- **Prompt**: Reproduce every line of the material below, but drop the pictures.

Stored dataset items
┌────────

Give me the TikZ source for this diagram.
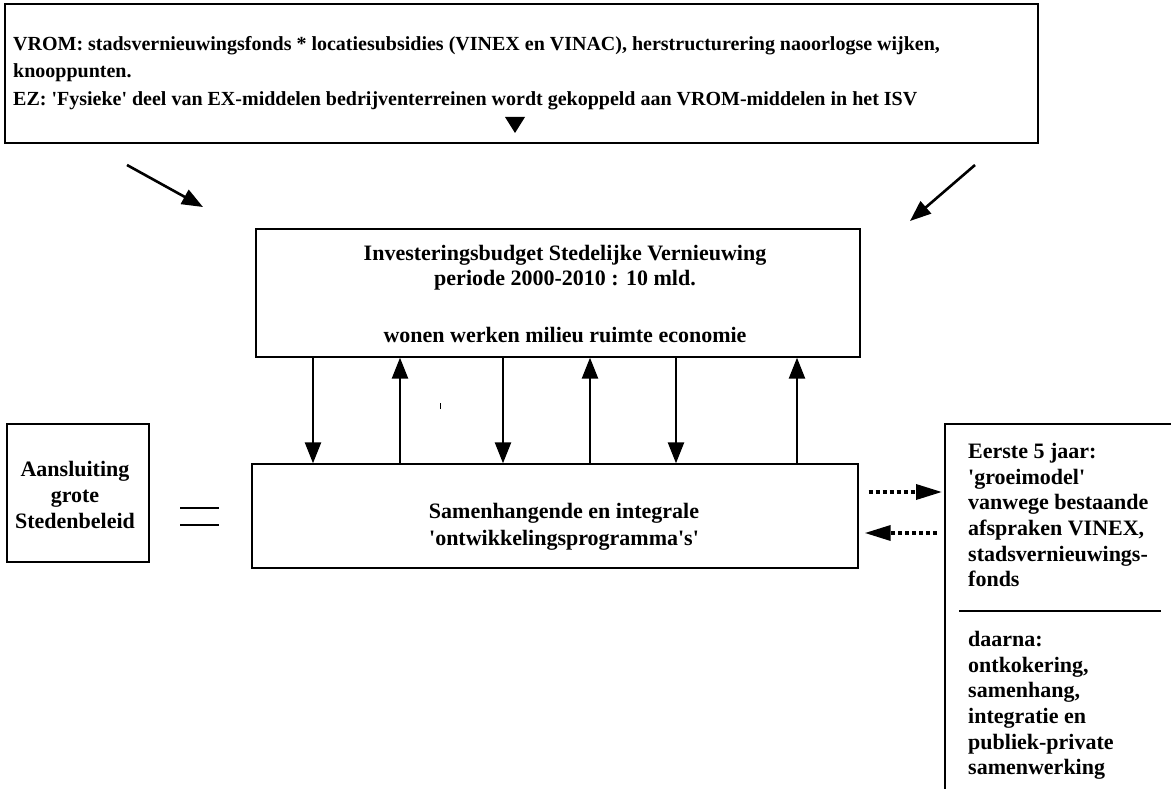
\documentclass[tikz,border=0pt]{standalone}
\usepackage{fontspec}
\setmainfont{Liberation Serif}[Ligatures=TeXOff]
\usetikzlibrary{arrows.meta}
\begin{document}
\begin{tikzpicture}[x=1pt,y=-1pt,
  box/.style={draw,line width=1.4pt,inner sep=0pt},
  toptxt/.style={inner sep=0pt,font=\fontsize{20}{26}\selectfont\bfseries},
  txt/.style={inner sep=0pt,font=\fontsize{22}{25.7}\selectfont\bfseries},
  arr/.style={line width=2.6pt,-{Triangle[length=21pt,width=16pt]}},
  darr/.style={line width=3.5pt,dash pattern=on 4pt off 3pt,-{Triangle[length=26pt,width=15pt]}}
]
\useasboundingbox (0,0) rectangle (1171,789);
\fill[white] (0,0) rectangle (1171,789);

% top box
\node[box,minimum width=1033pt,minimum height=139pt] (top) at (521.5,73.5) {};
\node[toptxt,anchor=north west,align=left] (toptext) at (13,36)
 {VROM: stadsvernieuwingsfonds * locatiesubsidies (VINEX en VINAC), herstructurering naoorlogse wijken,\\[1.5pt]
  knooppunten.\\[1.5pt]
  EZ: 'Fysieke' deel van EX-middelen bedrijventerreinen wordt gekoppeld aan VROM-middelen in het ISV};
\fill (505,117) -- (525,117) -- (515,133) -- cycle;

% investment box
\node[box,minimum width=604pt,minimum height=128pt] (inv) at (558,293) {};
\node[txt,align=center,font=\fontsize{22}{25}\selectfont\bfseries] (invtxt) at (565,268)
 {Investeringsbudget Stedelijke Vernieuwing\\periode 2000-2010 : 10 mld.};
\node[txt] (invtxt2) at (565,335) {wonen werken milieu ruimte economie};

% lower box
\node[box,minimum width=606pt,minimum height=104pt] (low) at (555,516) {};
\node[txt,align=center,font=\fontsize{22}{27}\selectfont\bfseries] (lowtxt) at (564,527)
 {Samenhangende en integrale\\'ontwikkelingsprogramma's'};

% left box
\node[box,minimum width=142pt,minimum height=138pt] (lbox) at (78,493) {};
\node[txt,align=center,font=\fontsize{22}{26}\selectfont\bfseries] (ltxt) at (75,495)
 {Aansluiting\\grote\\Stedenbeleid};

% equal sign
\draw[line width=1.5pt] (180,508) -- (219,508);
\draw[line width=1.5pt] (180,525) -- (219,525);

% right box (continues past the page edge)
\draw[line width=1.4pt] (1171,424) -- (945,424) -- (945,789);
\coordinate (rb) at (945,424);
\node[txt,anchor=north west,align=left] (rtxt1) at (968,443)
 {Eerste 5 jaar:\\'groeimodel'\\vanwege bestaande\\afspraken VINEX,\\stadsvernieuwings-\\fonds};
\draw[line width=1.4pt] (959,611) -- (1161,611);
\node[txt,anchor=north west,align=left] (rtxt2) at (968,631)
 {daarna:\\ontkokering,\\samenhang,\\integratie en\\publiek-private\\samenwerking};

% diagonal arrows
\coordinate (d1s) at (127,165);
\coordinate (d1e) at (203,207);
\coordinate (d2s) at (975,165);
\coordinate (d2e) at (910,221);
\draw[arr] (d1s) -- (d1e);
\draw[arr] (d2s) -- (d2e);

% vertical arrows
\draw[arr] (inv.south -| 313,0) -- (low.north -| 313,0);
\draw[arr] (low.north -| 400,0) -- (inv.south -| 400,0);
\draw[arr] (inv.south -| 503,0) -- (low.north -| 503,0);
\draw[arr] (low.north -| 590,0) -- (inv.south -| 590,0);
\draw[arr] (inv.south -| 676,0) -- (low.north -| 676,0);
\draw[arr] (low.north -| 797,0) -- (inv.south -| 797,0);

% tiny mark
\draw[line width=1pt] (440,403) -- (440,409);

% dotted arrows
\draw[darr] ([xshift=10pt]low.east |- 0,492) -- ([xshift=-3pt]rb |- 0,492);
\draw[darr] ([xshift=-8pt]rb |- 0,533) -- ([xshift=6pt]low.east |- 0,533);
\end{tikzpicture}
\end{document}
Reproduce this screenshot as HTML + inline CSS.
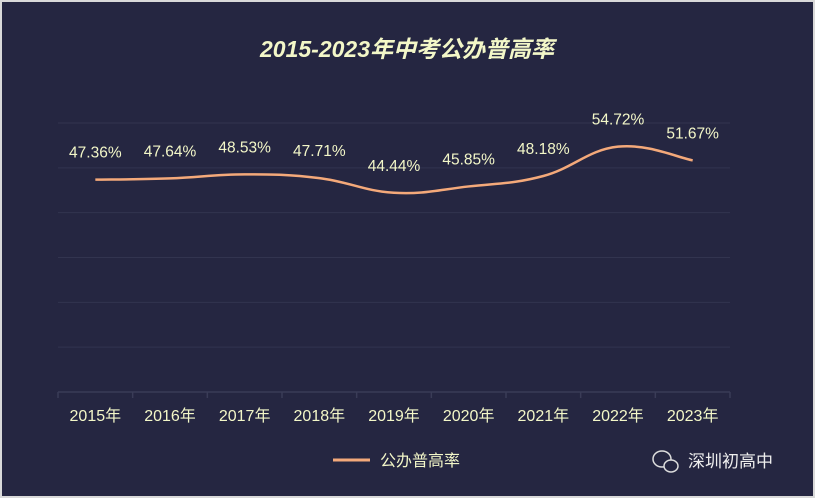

└────────

- **Expected answer**:
Give me the TikZ source for this diagram.
\documentclass[tikz,border=0pt]{standalone}
\usepackage{fontspec}
\setmainfont{Liberation Serif}[Ligatures=TeXOff]
\usetikzlibrary{arrows.meta}
\begin{document}
\begin{tikzpicture}[x=1pt,y=-1pt,
  box/.style={draw,line width=1.4pt,inner sep=0pt},
  toptxt/.style={inner sep=0pt,font=\fontsize{20}{26}\selectfont\bfseries},
  txt/.style={inner sep=0pt,font=\fontsize{22}{25.7}\selectfont\bfseries},
  arr/.style={line width=2.6pt,-{Triangle[length=21pt,width=16pt]}},
  darr/.style={line width=3.5pt,dash pattern=on 4pt off 3pt,-{Triangle[length=26pt,width=15pt]}}
]
\useasboundingbox (0,0) rectangle (1171,789);
\fill[white] (0,0) rectangle (1171,789);

% top box
\node[box,minimum width=1033pt,minimum height=139pt] (top) at (521.5,73.5) {};
\node[toptxt,anchor=north west,align=left] (toptext) at (13,36)
 {VROM: stadsvernieuwingsfonds * locatiesubsidies (VINEX en VINAC), herstructurering naoorlogse wijken,\\[1.5pt]
  knooppunten.\\[1.5pt]
  EZ: 'Fysieke' deel van EX-middelen bedrijventerreinen wordt gekoppeld aan VROM-middelen in het ISV};
\fill (505,117) -- (525,117) -- (515,133) -- cycle;

% investment box
\node[box,minimum width=604pt,minimum height=128pt] (inv) at (558,293) {};
\node[txt,align=center,font=\fontsize{22}{25}\selectfont\bfseries] (invtxt) at (565,268)
 {Investeringsbudget Stedelijke Vernieuwing\\periode 2000-2010 : 10 mld.};
\node[txt] (invtxt2) at (565,335) {wonen werken milieu ruimte economie};

% lower box
\node[box,minimum width=606pt,minimum height=104pt] (low) at (555,516) {};
\node[txt,align=center,font=\fontsize{22}{27}\selectfont\bfseries] (lowtxt) at (564,527)
 {Samenhangende en integrale\\'ontwikkelingsprogramma's'};

% left box
\node[box,minimum width=142pt,minimum height=138pt] (lbox) at (78,493) {};
\node[txt,align=center,font=\fontsize{22}{26}\selectfont\bfseries] (ltxt) at (75,495)
 {Aansluiting\\grote\\Stedenbeleid};

% equal sign
\draw[line width=1.5pt] (180,508) -- (219,508);
\draw[line width=1.5pt] (180,525) -- (219,525);

% right box (continues past the page edge)
\draw[line width=1.4pt] (1171,424) -- (945,424) -- (945,789);
\coordinate (rb) at (945,424);
\node[txt,anchor=north west,align=left] (rtxt1) at (968,443)
 {Eerste 5 jaar:\\'groeimodel'\\vanwege bestaande\\afspraken VINEX,\\stadsvernieuwings-\\fonds};
\draw[line width=1.4pt] (959,611) -- (1161,611);
\node[txt,anchor=north west,align=left] (rtxt2) at (968,631)
 {daarna:\\ontkokering,\\samenhang,\\integratie en\\publiek-private\\samenwerking};

% diagonal arrows
\coordinate (d1s) at (127,165);
\coordinate (d1e) at (203,207);
\coordinate (d2s) at (975,165);
\coordinate (d2e) at (910,221);
\draw[arr] (d1s) -- (d1e);
\draw[arr] (d2s) -- (d2e);

% vertical arrows
\draw[arr] (inv.south -| 313,0) -- (low.north -| 313,0);
\draw[arr] (low.north -| 400,0) -- (inv.south -| 400,0);
\draw[arr] (inv.south -| 503,0) -- (low.north -| 503,0);
\draw[arr] (low.north -| 590,0) -- (inv.south -| 590,0);
\draw[arr] (inv.south -| 676,0) -- (low.north -| 676,0);
\draw[arr] (low.north -| 797,0) -- (inv.south -| 797,0);

% tiny mark
\draw[line width=1pt] (440,403) -- (440,409);

% dotted arrows
\draw[darr] ([xshift=10pt]low.east |- 0,492) -- ([xshift=-3pt]rb |- 0,492);
\draw[darr] ([xshift=-8pt]rb |- 0,533) -- ([xshift=6pt]low.east |- 0,533);
\end{tikzpicture}
\end{document}
Reproduce this screenshot as HTML + inline CSS.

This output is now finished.